--- Supplied data ---
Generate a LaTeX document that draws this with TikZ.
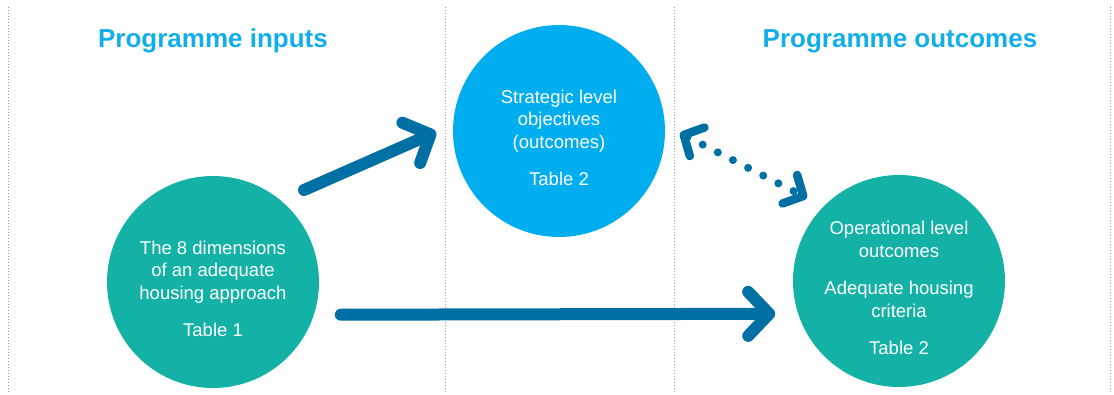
\documentclass[tikz,border=0pt]{standalone}
\usepackage{fontspec}
\setmainfont{Liberation Sans}
\usetikzlibrary{arrows.meta,calc}
\definecolor{tealc}{HTML}{14B2A6}
\definecolor{skyc}{HTML}{00AEEF}
\definecolor{arrowc}{HTML}{0070A4}
\definecolor{headc}{HTML}{12AEEB}
\definecolor{sepc}{HTML}{9A9A9A}
\newcommand\bubbletext[1]{\raisebox{-9pt}[\height][\depth]{\begin{tabular}{@{}c@{}}#1\end{tabular}}}
\begin{document}
\begin{tikzpicture}[x=1pt,y=-1pt,
  sep/.style={sepc, line width=1pt, dash pattern=on 1pt off 2pt},
  heading/.style={text=headc, font=\fontsize{26}{30}\selectfont\bfseries, anchor=base},
  bubble/.style={circle, minimum size=212pt, inner sep=0pt, outer sep=0pt, text=white, font=\fontsize{18.5}{22.5}\selectfont},
  bigarrow/.style={arrowc, line width=12pt, line cap=round, -{Straight Barb[length=21pt,width=44pt,line cap=round,line join=round]}},
  dotarrow/.style={arrowc, line width=8pt, line cap=round, dash pattern=on 0pt off 17pt,
    {Straight Barb[length=15pt,width=32pt,line width=8.5pt,line cap=round,line join=round]}-{Straight Barb[length=15pt,width=32pt,line width=8.5pt,line cap=round,line join=round]}}
]
\useasboundingbox (0,0) rectangle (1114,394);
% separators
\draw[sep] (8,7) -- (8,393);
\draw[sep] (445,7) -- (445,393);
\draw[sep] (674,7) -- (674,393);
\draw[sep] (1110,7) -- (1110,393);
% headings
\node[heading] (hin) at (213,47) {Programme inputs};
\node[heading] (hout) at (900,47) {Programme outcomes};
% circles
\node[bubble, fill=tealc] (dims) at (213,282) {\bubbletext{The 8 dimensions\\of an adequate\\housing approach\\[15pt]Table 1}};
\node[bubble, fill=skyc] (strat) at (559,131) {\bubbletext{Strategic level\\objectives\\(outcomes)\\[15pt]Table 2}};
\node[bubble, fill=tealc] (oper) at (899,281) {\bubbletext{Operational level\\outcomes\\[15pt]Adequate housing\\criteria\\[15pt]Table 2}};
% connectors
\coordinate (d1) at (304,190);
\coordinate (d2) at (436,132);
\draw[bigarrow] (d1) -- (d2);
\draw[bigarrow, shorten <=27pt, shorten >=23pt] (dims.-18) -- (oper.198);
\coordinate (e1) at (680,133);
\coordinate (e2) at (807,198);
\draw[dotarrow] (e1) -- (e2);
\end{tikzpicture}
\end{document}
---
Request: Working from the material above, transcribe it exactly while omitting pictures.

Reply to the exercise:
Generate a LaTeX document that draws this with TikZ.
\documentclass[tikz,border=0pt]{standalone}
\usepackage{fontspec}
\setmainfont{Liberation Sans}
\usetikzlibrary{arrows.meta,calc}
\definecolor{tealc}{HTML}{14B2A6}
\definecolor{skyc}{HTML}{00AEEF}
\definecolor{arrowc}{HTML}{0070A4}
\definecolor{headc}{HTML}{12AEEB}
\definecolor{sepc}{HTML}{9A9A9A}
\newcommand\bubbletext[1]{\raisebox{-9pt}[\height][\depth]{\begin{tabular}{@{}c@{}}#1\end{tabular}}}
\begin{document}
\begin{tikzpicture}[x=1pt,y=-1pt,
  sep/.style={sepc, line width=1pt, dash pattern=on 1pt off 2pt},
  heading/.style={text=headc, font=\fontsize{26}{30}\selectfont\bfseries, anchor=base},
  bubble/.style={circle, minimum size=212pt, inner sep=0pt, outer sep=0pt, text=white, font=\fontsize{18.5}{22.5}\selectfont},
  bigarrow/.style={arrowc, line width=12pt, line cap=round, -{Straight Barb[length=21pt,width=44pt,line cap=round,line join=round]}},
  dotarrow/.style={arrowc, line width=8pt, line cap=round, dash pattern=on 0pt off 17pt,
    {Straight Barb[length=15pt,width=32pt,line width=8.5pt,line cap=round,line join=round]}-{Straight Barb[length=15pt,width=32pt,line width=8.5pt,line cap=round,line join=round]}}
]
\useasboundingbox (0,0) rectangle (1114,394);
% separators
\draw[sep] (8,7) -- (8,393);
\draw[sep] (445,7) -- (445,393);
\draw[sep] (674,7) -- (674,393);
\draw[sep] (1110,7) -- (1110,393);
% headings
\node[heading] (hin) at (213,47) {Programme inputs};
\node[heading] (hout) at (900,47) {Programme outcomes};
% circles
\node[bubble, fill=tealc] (dims) at (213,282) {\bubbletext{The 8 dimensions\\of an adequate\\housing approach\\[15pt]Table 1}};
\node[bubble, fill=skyc] (strat) at (559,131) {\bubbletext{Strategic level\\objectives\\(outcomes)\\[15pt]Table 2}};
\node[bubble, fill=tealc] (oper) at (899,281) {\bubbletext{Operational level\\outcomes\\[15pt]Adequate housing\\criteria\\[15pt]Table 2}};
% connectors
\coordinate (d1) at (304,190);
\coordinate (d2) at (436,132);
\draw[bigarrow] (d1) -- (d2);
\draw[bigarrow, shorten <=27pt, shorten >=23pt] (dims.-18) -- (oper.198);
\coordinate (e1) at (680,133);
\coordinate (e2) at (807,198);
\draw[dotarrow] (e1) -- (e2);
\end{tikzpicture}
\end{document}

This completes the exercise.